Again, it comes down to whether or not you accept the fact that we are really at war, (a fact made UNDENIABLE by the fact that the 2001 AUMF clearly states we are at war! Well, it's undeniable to everyone except those afflicted with BDS, evidently). Bush has NO MORE violated the criminal law by ordering the NSA (part of the DoD) to intercept enemy communications, then soldiers who kill al Qaeda have committed murder. SURE: If a soldier were to shoot an innocent, non-threatening US person in the USA, then he'd be A MURDERER. But the soldiers - and law enforcement officers - who kill al Qaeda in the course of their duly assigned duties are not murderers. The rules of war are different than the rules which govern criminal conduct in peacetime.

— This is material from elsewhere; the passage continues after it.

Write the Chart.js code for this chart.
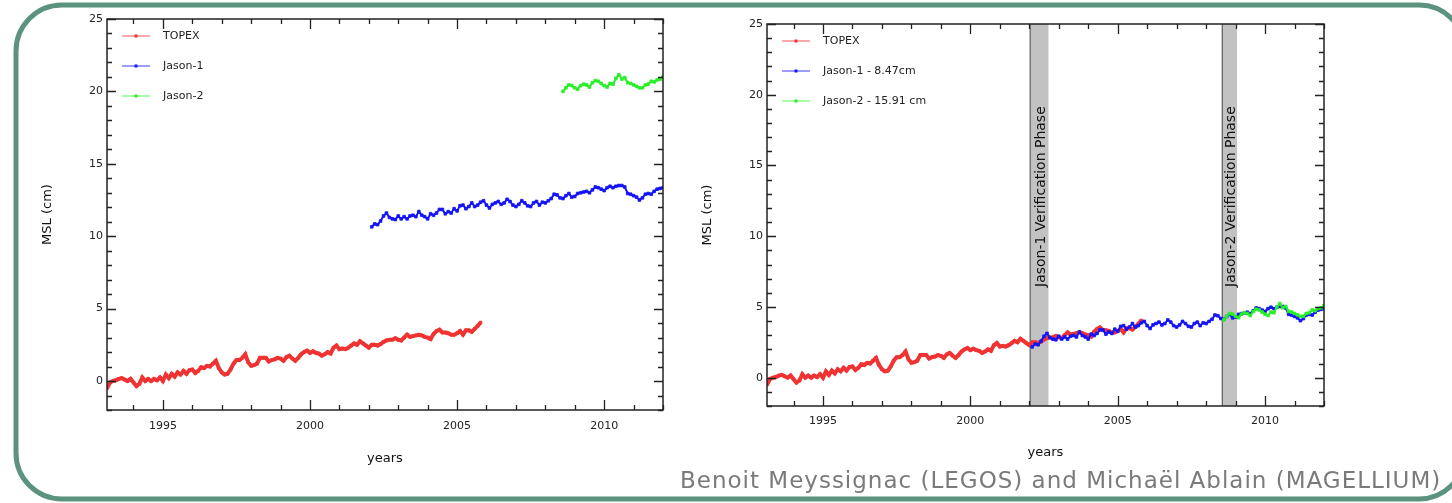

[3] "... this administration reacts to anyone who questions this illegal program by saying that those of us who demand the truth and stand up for our rights and freedoms have a pre-9/11 view of the world. In fact, the President has a pre-1776 view of the world. "
And let's remember that FISA is merely a statutary law, NOT an amendment to the constitution! The war powers Bush claims to have, have been claimed by nearly every president since Washington, and certainly by EVERY war-time president. These powers have been repeatedly UPHELD by every court which has ruled on them - including SCOTUS and the FISCR. If Bush is a "King George" than so were Truman and FDR and Wilson and Lincoln and Adams and Washington.
I think Bush is like those presidents and that Feingold, and the leakers and the NYTIMES are BENEDICT ARNOLDS. The extraordinary POTUS/CiC war-time powers Bush has utilized since 9/11 PALE in comparison to what FDR did, but you'll never hear a Leftie say FDR should have been IMPEACHED, do you!?!
[Aside: Remember, assuming a "BENEDICT ARNOLD position" is NOT a novel thing for Leftie Dems DURING WAR-TIME. Remember Genghis Kerry's "Winter Soldier" testimony to the Senate in 1971?! He was a traitor too!]
[4] "The Attorney General yesterday was unable to give me one example of a President who, since 1978 when FISA was passed, has authorized warrantless wiretaps outside of FISA."
[5] The Foreign Intelligence Surveillance Act was passed in 1978 to create a secret court, made up of judges who develop national security expertise, to issue warrants for surveillance of terrorists and spies. These are the judges from whom the Bush Administration has obtained thousands of warrants since 9/11. The Administration has almost never had a warrant request rejected by those judges. They have used the FISA Court thousands of times, but at the same time they assert that FISA is an “old law” or “out of date” and they can’t comply with it. Clearly they can and do comply with it – except when they don’t. Then they just arbitrarily decide to go around these judges, and around the law.
[6] "I asked the Attorney General about this, he could point me to no court – not the Supreme Court or any other court – that has considered whether, after FISA was enacted, the President nonetheless had the authority to bypass it and authorize warrantless wiretaps. Not one court. The Administration’s effort to find support for what it has done in snippets of other court decisions would be laughable if this issue were not so serious."
In fact, I'd argue that these decisions taken together constitute a "SUPER-DUPER PRECEDENT" if you ask me! (Heh.) Therefore, even though it is true that no court has SPECIFICALLY ruled on this matter, the precedents are clear - STARE DECISIS is clear.
[7] "Finally, the president has tried to claim that informing a handful of congressional leaders, the so-called Gang of Eight, somehow excuses breaking the law. Of course, several of these members said they weren’t given the full story. And all of them were prohibited from discussing what they were told. So the fact that they were informed under these extraordinary circumstances does not constitute congressional oversight, and it most certainly does not constitute congressional approval of the program. Indeed, it doesn’t even comply with the National Security Act, which requires the entire memberships of the House and Senate Intelligence Committee to be “fully and currently informed of the intelligence activities of the United States.”
UPDATE: ANKLE BITING PUNDITS has more on the hearings. More on the difference between law enforcement surveillance and war-time sigint HERE, (hat tip LAURA INGRAHAM). ANOTHER FISKING HERE AT CONFEDERATE YANKEE.
I think these Fiskings are importnt: Rants like Feingold's may very well become the Dem/Left's mantra this fall - if we don't dispense with it now.